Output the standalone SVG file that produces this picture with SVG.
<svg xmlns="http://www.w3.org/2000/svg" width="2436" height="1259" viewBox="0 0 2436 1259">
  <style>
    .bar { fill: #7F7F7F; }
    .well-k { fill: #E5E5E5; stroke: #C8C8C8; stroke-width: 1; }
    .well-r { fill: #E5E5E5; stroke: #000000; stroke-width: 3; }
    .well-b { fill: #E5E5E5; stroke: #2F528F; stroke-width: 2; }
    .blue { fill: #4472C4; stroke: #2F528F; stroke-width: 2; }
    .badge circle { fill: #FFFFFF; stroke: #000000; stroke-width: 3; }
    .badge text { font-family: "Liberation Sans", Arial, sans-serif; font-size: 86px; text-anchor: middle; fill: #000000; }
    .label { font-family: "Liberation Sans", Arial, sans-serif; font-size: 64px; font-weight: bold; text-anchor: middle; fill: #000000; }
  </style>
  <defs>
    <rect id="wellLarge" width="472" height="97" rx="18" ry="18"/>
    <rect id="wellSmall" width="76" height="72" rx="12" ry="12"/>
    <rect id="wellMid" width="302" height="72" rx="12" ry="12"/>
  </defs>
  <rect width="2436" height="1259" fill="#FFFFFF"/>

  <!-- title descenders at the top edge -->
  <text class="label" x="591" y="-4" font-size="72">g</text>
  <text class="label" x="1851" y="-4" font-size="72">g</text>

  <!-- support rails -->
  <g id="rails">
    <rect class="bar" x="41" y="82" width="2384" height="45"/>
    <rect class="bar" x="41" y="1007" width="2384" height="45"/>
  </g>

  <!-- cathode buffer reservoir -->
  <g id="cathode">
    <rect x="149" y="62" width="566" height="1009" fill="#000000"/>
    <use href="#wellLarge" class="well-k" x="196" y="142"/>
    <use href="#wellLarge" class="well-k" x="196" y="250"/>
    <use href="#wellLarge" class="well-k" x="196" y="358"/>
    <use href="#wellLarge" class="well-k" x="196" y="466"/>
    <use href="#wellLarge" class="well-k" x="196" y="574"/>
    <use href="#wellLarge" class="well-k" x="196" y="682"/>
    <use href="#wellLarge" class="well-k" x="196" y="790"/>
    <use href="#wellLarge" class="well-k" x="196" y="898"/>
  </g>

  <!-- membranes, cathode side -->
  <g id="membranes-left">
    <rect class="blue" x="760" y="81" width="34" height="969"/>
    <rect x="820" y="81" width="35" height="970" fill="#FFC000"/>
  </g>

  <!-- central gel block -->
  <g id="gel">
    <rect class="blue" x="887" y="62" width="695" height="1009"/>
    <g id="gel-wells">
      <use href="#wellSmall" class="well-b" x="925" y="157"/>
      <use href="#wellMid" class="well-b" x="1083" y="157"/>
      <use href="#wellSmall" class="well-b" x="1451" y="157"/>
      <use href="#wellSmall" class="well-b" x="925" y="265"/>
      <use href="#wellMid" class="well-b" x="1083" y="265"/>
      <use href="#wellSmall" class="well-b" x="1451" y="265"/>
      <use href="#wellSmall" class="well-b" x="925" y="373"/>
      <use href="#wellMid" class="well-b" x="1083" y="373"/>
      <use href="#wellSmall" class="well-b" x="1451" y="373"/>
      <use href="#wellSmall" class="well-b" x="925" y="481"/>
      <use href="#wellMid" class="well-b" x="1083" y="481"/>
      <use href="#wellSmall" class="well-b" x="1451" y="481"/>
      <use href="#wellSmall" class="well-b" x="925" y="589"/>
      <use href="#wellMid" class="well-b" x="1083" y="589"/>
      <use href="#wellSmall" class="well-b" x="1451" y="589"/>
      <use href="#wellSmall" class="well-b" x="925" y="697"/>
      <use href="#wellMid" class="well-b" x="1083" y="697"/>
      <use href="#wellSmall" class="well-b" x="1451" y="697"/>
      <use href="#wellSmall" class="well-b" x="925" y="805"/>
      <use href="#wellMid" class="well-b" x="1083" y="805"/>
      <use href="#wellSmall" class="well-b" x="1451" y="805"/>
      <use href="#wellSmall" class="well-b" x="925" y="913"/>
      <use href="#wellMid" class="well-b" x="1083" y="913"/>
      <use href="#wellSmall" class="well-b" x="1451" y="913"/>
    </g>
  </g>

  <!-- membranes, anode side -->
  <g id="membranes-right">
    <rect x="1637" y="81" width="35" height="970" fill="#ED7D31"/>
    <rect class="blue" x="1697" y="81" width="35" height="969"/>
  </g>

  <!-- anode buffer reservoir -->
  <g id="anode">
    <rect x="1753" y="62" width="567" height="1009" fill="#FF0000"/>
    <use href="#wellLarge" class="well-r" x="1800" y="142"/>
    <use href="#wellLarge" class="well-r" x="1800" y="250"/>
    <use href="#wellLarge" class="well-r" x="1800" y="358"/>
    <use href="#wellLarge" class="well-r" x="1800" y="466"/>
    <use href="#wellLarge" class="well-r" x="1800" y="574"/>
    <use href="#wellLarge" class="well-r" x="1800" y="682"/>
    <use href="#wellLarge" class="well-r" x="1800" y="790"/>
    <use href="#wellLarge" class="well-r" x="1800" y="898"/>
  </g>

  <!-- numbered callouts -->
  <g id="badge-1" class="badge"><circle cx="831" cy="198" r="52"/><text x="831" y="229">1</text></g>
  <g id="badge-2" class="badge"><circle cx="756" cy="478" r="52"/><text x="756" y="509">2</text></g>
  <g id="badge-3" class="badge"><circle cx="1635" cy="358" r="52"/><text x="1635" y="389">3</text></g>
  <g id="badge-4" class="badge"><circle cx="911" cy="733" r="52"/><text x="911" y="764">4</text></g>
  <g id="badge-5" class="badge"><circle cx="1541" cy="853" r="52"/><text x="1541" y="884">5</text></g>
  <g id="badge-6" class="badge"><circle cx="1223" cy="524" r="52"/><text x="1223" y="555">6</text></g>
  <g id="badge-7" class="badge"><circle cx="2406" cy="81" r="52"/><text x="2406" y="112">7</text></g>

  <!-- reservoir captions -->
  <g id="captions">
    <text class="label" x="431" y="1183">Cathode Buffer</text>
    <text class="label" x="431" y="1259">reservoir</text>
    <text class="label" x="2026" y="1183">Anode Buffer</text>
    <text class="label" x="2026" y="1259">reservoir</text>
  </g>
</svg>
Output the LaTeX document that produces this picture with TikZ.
################
**YOUR TASK**
Print the entries exactly. Include every one.

**RESPONSE BELOW**
Output the standalone SVG file that produces this picture with SVG.
<svg xmlns="http://www.w3.org/2000/svg" width="2436" height="1259" viewBox="0 0 2436 1259">
  <style>
    .bar { fill: #7F7F7F; }
    .well-k { fill: #E5E5E5; stroke: #C8C8C8; stroke-width: 1; }
    .well-r { fill: #E5E5E5; stroke: #000000; stroke-width: 3; }
    .well-b { fill: #E5E5E5; stroke: #2F528F; stroke-width: 2; }
    .blue { fill: #4472C4; stroke: #2F528F; stroke-width: 2; }
    .badge circle { fill: #FFFFFF; stroke: #000000; stroke-width: 3; }
    .badge text { font-family: "Liberation Sans", Arial, sans-serif; font-size: 86px; text-anchor: middle; fill: #000000; }
    .label { font-family: "Liberation Sans", Arial, sans-serif; font-size: 64px; font-weight: bold; text-anchor: middle; fill: #000000; }
  </style>
  <defs>
    <rect id="wellLarge" width="472" height="97" rx="18" ry="18"/>
    <rect id="wellSmall" width="76" height="72" rx="12" ry="12"/>
    <rect id="wellMid" width="302" height="72" rx="12" ry="12"/>
  </defs>
  <rect width="2436" height="1259" fill="#FFFFFF"/>

  <!-- title descenders at the top edge -->
  <text class="label" x="591" y="-4" font-size="72">g</text>
  <text class="label" x="1851" y="-4" font-size="72">g</text>

  <!-- support rails -->
  <g id="rails">
    <rect class="bar" x="41" y="82" width="2384" height="45"/>
    <rect class="bar" x="41" y="1007" width="2384" height="45"/>
  </g>

  <!-- cathode buffer reservoir -->
  <g id="cathode">
    <rect x="149" y="62" width="566" height="1009" fill="#000000"/>
    <use href="#wellLarge" class="well-k" x="196" y="142"/>
    <use href="#wellLarge" class="well-k" x="196" y="250"/>
    <use href="#wellLarge" class="well-k" x="196" y="358"/>
    <use href="#wellLarge" class="well-k" x="196" y="466"/>
    <use href="#wellLarge" class="well-k" x="196" y="574"/>
    <use href="#wellLarge" class="well-k" x="196" y="682"/>
    <use href="#wellLarge" class="well-k" x="196" y="790"/>
    <use href="#wellLarge" class="well-k" x="196" y="898"/>
  </g>

  <!-- membranes, cathode side -->
  <g id="membranes-left">
    <rect class="blue" x="760" y="81" width="34" height="969"/>
    <rect x="820" y="81" width="35" height="970" fill="#FFC000"/>
  </g>

  <!-- central gel block -->
  <g id="gel">
    <rect class="blue" x="887" y="62" width="695" height="1009"/>
    <g id="gel-wells">
      <use href="#wellSmall" class="well-b" x="925" y="157"/>
      <use href="#wellMid" class="well-b" x="1083" y="157"/>
      <use href="#wellSmall" class="well-b" x="1451" y="157"/>
      <use href="#wellSmall" class="well-b" x="925" y="265"/>
      <use href="#wellMid" class="well-b" x="1083" y="265"/>
      <use href="#wellSmall" class="well-b" x="1451" y="265"/>
      <use href="#wellSmall" class="well-b" x="925" y="373"/>
      <use href="#wellMid" class="well-b" x="1083" y="373"/>
      <use href="#wellSmall" class="well-b" x="1451" y="373"/>
      <use href="#wellSmall" class="well-b" x="925" y="481"/>
      <use href="#wellMid" class="well-b" x="1083" y="481"/>
      <use href="#wellSmall" class="well-b" x="1451" y="481"/>
      <use href="#wellSmall" class="well-b" x="925" y="589"/>
      <use href="#wellMid" class="well-b" x="1083" y="589"/>
      <use href="#wellSmall" class="well-b" x="1451" y="589"/>
      <use href="#wellSmall" class="well-b" x="925" y="697"/>
      <use href="#wellMid" class="well-b" x="1083" y="697"/>
      <use href="#wellSmall" class="well-b" x="1451" y="697"/>
      <use href="#wellSmall" class="well-b" x="925" y="805"/>
      <use href="#wellMid" class="well-b" x="1083" y="805"/>
      <use href="#wellSmall" class="well-b" x="1451" y="805"/>
      <use href="#wellSmall" class="well-b" x="925" y="913"/>
      <use href="#wellMid" class="well-b" x="1083" y="913"/>
      <use href="#wellSmall" class="well-b" x="1451" y="913"/>
    </g>
  </g>

  <!-- membranes, anode side -->
  <g id="membranes-right">
    <rect x="1637" y="81" width="35" height="970" fill="#ED7D31"/>
    <rect class="blue" x="1697" y="81" width="35" height="969"/>
  </g>

  <!-- anode buffer reservoir -->
  <g id="anode">
    <rect x="1753" y="62" width="567" height="1009" fill="#FF0000"/>
    <use href="#wellLarge" class="well-r" x="1800" y="142"/>
    <use href="#wellLarge" class="well-r" x="1800" y="250"/>
    <use href="#wellLarge" class="well-r" x="1800" y="358"/>
    <use href="#wellLarge" class="well-r" x="1800" y="466"/>
    <use href="#wellLarge" class="well-r" x="1800" y="574"/>
    <use href="#wellLarge" class="well-r" x="1800" y="682"/>
    <use href="#wellLarge" class="well-r" x="1800" y="790"/>
    <use href="#wellLarge" class="well-r" x="1800" y="898"/>
  </g>

  <!-- numbered callouts -->
  <g id="badge-1" class="badge"><circle cx="831" cy="198" r="52"/><text x="831" y="229">1</text></g>
  <g id="badge-2" class="badge"><circle cx="756" cy="478" r="52"/><text x="756" y="509">2</text></g>
  <g id="badge-3" class="badge"><circle cx="1635" cy="358" r="52"/><text x="1635" y="389">3</text></g>
  <g id="badge-4" class="badge"><circle cx="911" cy="733" r="52"/><text x="911" y="764">4</text></g>
  <g id="badge-5" class="badge"><circle cx="1541" cy="853" r="52"/><text x="1541" y="884">5</text></g>
  <g id="badge-6" class="badge"><circle cx="1223" cy="524" r="52"/><text x="1223" y="555">6</text></g>
  <g id="badge-7" class="badge"><circle cx="2406" cy="81" r="52"/><text x="2406" y="112">7</text></g>

  <!-- reservoir captions -->
  <g id="captions">
    <text class="label" x="431" y="1183">Cathode Buffer</text>
    <text class="label" x="431" y="1259">reservoir</text>
    <text class="label" x="2026" y="1183">Anode Buffer</text>
    <text class="label" x="2026" y="1259">reservoir</text>
  </g>
</svg>
Output the LaTeX document that produces this picture with TikZ.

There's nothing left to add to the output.